We took a lot of heat from the startup community when we bought $40,000 of Dell servers, a switch and a KVM and racked them ourselves in 2008. Seriously, Kerry (my wife and co-founder) and I hand-racked about 10 Dell 2950’s and a couple of 1950’s in the rack we leased at our data center. We didn’t realize the DC team could rack them for us and were so excited when the servers arrived we just dove right in.
Do you have any idea how much a DELL 2950 loaded with disks weighs? They’re heavy.
At that time the “cloud” was all the rage. Amazon services were really spinning up, Linode and SliceHost were the new ‘it’ companies, and we were derided as idiots for actually buying physical hardware: Ew!
Well turns out our business scaled very quickly and in a few short months we were pushing well over 100 megabits of bandwidth average. We were paying around $2,500 a month for that which included power to the rack, a team supporting our hardware 24/7/365 and that included the bandwidth and 5 very high quality upstream connections. We’d discovered the magic of 95th percentile billing. Most of our peers were paying by the terrabyte and getting absolutely screwed. Our business would never have survived if we didn’t use colocation.

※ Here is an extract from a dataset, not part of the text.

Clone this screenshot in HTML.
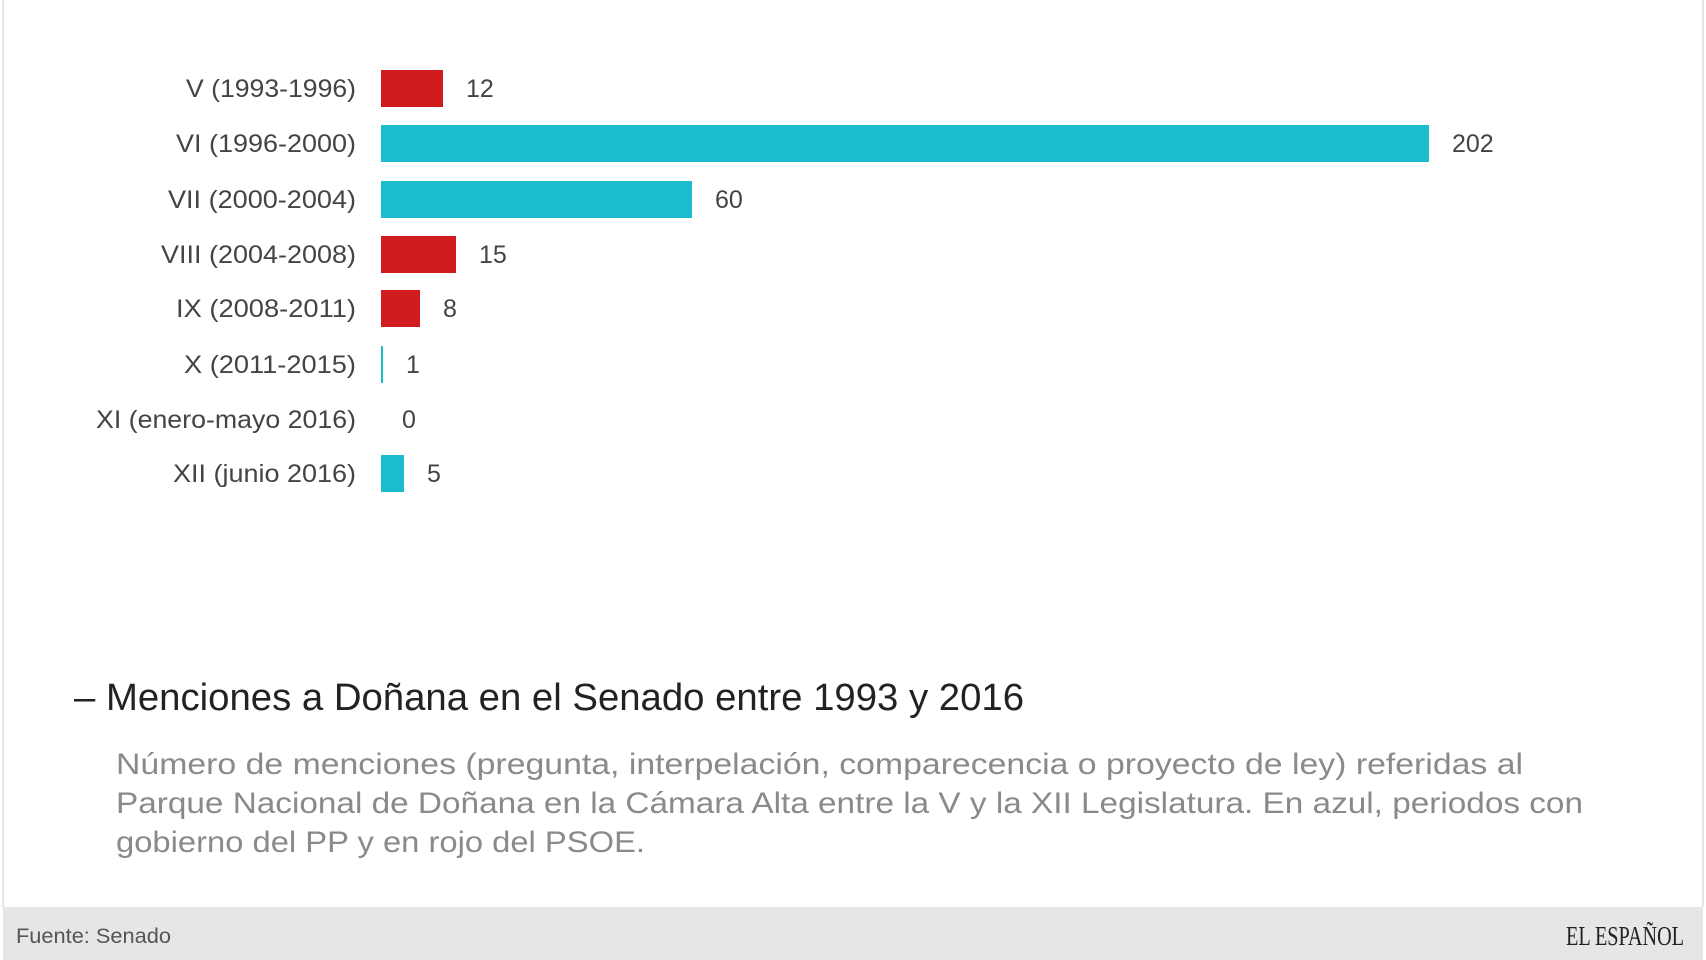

Today we’re busy decomissioning our old Dell 1950’s and 2950’s and replacing them with amazing new Dell R630’s. Back then we were paying about $3500 per server. I just bought 4 Dell R630’s at $9250 each out the door. We’re happy to spend that kind of cash because we know these machines will pay for themselves a hundred times over (or more) by the time we’re done with them. We have a little inside joke: “Good servers go to small business heaven. Bad servers end up working for us.” We literally put our servers through hell by running them at very high CPU and IO loads. To date we haven’t had a single failure besides hard drives and redundant power supplies, all of which are hot-swappable and no big deal. No memory, chassis or controller issues. (We use PERC hardware RAID 1 or 10 usually)
So I guess I’d like to say a big Kudos to Dell for producing some kick-ass enterprise class hardware that could withstand the worst kinds of loads we could come up with. And seriously: If you’re a startup and can afford it, consider making a capital investment in your own hardware and using colocation rather than abstracting away the problem and paying more – and in some cases, a hell of a lot more.
Besides: What could be more fun that spending your Saturday night in the data center.